During the GSTC Sustainable Tourism Training online course in April, key topics related to the "business case for sustainability" were discussed, including the role of certification in promoting sustainable tourism practices and encouraging long-term positive business impacts.
Here are some take-aways and lessons learned from the course related to this topic.
Certification and Continuous Improvement
One of the key underlying themes when discussing the global sustainable tourism standard - as emphasized in this presentation by GSTC CEO Randy Durband (Global Sustainable Tourism Conference - October 2016) - is continuous improvement.
Sustainability is not one static point to set as a goal, but commitment to continue improving performance by applying best practices and implementing innovations. And certification as a mechanism can be a part of encouraging continuous improvement in sustainability practices among tourism industry stakeholders.
To maintain certification, organizations are required to be re-certified at regular intervals, which is an opportunity for strengthening motivation for employee engagement internally, and for engaging customers and partners through communications about sustainability achievements and initiatives.
For example, Innovation Norway’s Sustainable Destination certification program, which was one of the case studies shared during the GSTC training online course, participating destinations are required to publish and report on 10 indicators annually.

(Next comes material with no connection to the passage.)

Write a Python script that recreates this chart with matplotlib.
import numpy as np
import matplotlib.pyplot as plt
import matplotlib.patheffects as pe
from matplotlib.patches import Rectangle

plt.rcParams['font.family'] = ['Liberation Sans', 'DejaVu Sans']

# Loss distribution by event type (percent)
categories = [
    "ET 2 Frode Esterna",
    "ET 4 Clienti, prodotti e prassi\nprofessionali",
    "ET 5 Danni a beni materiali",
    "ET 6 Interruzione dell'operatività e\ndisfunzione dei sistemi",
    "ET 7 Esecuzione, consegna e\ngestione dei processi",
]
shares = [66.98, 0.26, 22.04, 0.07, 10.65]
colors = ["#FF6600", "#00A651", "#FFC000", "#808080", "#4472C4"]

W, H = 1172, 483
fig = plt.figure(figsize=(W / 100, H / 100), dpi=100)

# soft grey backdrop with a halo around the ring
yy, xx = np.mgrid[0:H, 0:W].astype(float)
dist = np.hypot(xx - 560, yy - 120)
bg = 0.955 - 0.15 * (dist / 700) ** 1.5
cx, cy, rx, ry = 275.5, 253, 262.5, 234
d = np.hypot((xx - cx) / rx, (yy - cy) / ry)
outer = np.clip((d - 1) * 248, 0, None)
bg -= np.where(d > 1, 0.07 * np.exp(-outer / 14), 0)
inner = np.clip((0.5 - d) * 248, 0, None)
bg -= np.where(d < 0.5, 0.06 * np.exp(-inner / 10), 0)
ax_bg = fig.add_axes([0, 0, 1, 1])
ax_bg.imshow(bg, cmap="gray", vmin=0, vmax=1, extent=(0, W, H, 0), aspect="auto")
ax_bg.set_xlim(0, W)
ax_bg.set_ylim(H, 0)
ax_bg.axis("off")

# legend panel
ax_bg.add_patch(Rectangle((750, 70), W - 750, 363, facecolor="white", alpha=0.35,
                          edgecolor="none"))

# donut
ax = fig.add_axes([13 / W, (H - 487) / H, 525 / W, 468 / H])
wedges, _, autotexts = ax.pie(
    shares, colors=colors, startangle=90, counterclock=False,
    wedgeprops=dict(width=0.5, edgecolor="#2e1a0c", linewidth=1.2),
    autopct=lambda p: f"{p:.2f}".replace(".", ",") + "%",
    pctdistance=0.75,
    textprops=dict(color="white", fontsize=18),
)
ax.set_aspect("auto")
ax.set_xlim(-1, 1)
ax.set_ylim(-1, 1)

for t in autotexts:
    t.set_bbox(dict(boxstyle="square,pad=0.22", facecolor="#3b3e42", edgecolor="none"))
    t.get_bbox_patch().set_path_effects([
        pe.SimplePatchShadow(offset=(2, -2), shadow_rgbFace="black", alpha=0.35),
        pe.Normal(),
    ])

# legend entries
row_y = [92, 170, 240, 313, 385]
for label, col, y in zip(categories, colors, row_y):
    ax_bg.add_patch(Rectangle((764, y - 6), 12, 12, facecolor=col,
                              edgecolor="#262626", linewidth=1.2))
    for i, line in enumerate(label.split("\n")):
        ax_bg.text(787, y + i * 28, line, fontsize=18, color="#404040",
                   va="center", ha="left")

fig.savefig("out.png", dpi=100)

Ensuring Long-Term Commitment
Staff turnover is a critical issue in travel and tourism. When engaged in processes that require continuous improvement over multiple years (such as sustainability certification), how can tourism organizations ensure long-term commitment?

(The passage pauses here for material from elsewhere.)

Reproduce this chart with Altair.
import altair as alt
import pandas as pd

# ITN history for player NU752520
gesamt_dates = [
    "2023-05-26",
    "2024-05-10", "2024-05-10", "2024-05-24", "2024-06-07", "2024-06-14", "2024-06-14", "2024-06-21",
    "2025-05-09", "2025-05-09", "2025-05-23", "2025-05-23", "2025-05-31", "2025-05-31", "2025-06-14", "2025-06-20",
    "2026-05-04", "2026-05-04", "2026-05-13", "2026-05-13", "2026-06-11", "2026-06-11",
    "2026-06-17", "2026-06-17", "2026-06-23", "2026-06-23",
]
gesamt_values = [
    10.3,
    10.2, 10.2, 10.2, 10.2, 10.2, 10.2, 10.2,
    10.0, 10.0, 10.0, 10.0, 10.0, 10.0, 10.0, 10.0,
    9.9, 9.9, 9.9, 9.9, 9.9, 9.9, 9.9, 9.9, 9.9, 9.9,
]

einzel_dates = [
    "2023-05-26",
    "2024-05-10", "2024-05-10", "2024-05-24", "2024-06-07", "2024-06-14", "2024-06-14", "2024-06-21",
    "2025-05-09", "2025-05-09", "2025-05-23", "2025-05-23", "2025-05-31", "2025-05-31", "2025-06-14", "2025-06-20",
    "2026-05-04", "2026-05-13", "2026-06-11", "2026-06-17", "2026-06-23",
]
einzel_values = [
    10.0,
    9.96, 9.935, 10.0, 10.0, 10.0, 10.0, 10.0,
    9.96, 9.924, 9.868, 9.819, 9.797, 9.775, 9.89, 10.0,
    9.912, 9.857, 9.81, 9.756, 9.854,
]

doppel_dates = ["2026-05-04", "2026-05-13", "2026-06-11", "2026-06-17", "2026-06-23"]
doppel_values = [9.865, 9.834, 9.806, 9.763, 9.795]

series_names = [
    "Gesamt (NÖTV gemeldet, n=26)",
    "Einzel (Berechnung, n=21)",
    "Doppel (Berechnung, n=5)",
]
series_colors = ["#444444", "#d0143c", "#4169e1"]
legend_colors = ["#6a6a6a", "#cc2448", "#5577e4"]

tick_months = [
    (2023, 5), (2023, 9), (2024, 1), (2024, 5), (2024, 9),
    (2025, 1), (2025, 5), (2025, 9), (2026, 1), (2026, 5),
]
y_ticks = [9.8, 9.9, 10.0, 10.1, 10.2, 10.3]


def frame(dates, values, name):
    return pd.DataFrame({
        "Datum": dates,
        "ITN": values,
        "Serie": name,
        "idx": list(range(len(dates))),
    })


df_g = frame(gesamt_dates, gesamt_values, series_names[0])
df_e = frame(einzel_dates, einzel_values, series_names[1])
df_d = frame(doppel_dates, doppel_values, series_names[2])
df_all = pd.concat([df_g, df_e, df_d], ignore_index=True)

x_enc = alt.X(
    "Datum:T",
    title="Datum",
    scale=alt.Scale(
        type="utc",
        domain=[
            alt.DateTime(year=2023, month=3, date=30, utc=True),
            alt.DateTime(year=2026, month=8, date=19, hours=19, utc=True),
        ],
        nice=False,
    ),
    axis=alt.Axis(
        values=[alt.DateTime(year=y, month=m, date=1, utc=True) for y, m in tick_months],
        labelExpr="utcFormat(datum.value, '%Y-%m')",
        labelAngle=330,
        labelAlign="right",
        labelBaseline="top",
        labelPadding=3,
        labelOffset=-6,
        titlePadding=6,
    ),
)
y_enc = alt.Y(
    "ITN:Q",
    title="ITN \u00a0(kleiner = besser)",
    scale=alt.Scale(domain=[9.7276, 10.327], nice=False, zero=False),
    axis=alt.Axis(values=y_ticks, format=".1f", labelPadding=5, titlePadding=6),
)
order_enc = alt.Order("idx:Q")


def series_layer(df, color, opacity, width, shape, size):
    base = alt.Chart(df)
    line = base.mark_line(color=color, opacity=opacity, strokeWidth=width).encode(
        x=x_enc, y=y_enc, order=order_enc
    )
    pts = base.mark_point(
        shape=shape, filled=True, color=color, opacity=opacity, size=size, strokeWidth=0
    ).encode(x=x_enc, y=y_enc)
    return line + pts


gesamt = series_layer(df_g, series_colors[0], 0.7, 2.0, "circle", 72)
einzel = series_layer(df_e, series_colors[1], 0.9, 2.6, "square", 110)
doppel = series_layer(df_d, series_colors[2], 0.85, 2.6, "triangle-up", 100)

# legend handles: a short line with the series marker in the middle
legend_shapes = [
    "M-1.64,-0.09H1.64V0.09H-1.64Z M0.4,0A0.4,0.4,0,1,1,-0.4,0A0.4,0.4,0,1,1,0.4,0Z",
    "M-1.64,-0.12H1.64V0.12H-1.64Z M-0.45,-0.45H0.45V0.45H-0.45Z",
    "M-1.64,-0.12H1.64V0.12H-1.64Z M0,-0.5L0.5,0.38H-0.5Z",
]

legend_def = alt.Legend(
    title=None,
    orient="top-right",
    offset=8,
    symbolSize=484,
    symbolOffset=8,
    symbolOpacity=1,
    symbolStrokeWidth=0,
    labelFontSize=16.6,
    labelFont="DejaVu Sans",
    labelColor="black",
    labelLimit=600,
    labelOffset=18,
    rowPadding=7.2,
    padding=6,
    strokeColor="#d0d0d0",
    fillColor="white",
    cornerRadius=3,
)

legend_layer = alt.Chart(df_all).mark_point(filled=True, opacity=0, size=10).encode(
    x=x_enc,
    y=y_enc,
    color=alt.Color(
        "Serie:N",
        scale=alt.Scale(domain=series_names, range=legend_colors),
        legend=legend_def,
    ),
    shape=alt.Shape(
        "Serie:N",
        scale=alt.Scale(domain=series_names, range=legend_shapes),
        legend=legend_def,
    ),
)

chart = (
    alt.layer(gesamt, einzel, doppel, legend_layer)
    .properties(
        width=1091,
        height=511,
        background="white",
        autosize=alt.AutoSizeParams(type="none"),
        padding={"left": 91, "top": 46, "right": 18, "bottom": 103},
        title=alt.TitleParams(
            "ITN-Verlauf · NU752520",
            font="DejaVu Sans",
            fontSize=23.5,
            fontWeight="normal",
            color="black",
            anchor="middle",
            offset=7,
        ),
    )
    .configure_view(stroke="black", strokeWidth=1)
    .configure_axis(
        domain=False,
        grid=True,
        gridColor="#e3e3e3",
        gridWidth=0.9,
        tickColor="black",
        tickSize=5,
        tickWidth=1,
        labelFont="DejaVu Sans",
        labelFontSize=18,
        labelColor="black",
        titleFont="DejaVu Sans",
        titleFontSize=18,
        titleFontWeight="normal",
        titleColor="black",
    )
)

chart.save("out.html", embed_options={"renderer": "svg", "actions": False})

One solution to this problem may be to work on establishing a sustainability management structure within the organization with interconnected groups, each responsible for monitoring, documenting and reporting on its respective area. This could help minimize the impact of one person (or a few people) leaving the organization.
Here is an example of such a structure, from TUI Group:
(Source: TUI Group, Better Holidays, Better World Report 2016)
Another key question on this issue is how to ensure smooth transition in terms of knowledge transfer. Proper documentation of sustainability efforts is needed for this purpose, so that it’s easy to track who does what, what has been done so far, and what needs to be done moving forward.
Beyond Achieving a Label
Achieving certification in sustainable tourism is not a matter of ticking off the check list, but an ongoing process of implementing positive change within the organization.
So in addition to (and after) achieving a certain certification label, how should a tourism organization keep the momentum going for continuous improvement in sustainability practices?
- Implement ongoing sustainability training as part of organization-wide skills development efforts (not just for "sustainability coordinator" positions). Prioritizing sustainability skills helps enhance the “culture of sustainability” within the organization, which in turn helps create an environment where employees are more engaged and motivated.
- Produce a sustainability report on an ongoing basis, and engage your team in the process. Use the report as a way to encourage employee-led sustainability initiatives. Allowing employees to publicly share what they’re proud of will help motivate them towards continuous improvement.
- Apply for awards. Regardless of the outcome, participating in award programs can be a rewarding experience that allows you to reflect on your current sustainability practices and assess where you’d like to improve. If you do win, whether it’s an international award program - such as the Tourism for Tomorrow Awards, Sustainable Destinations Top 100 - or a local program, that will of course offer additional marketing benefits to help spread the word about your sustainability achievements to an even wider audience.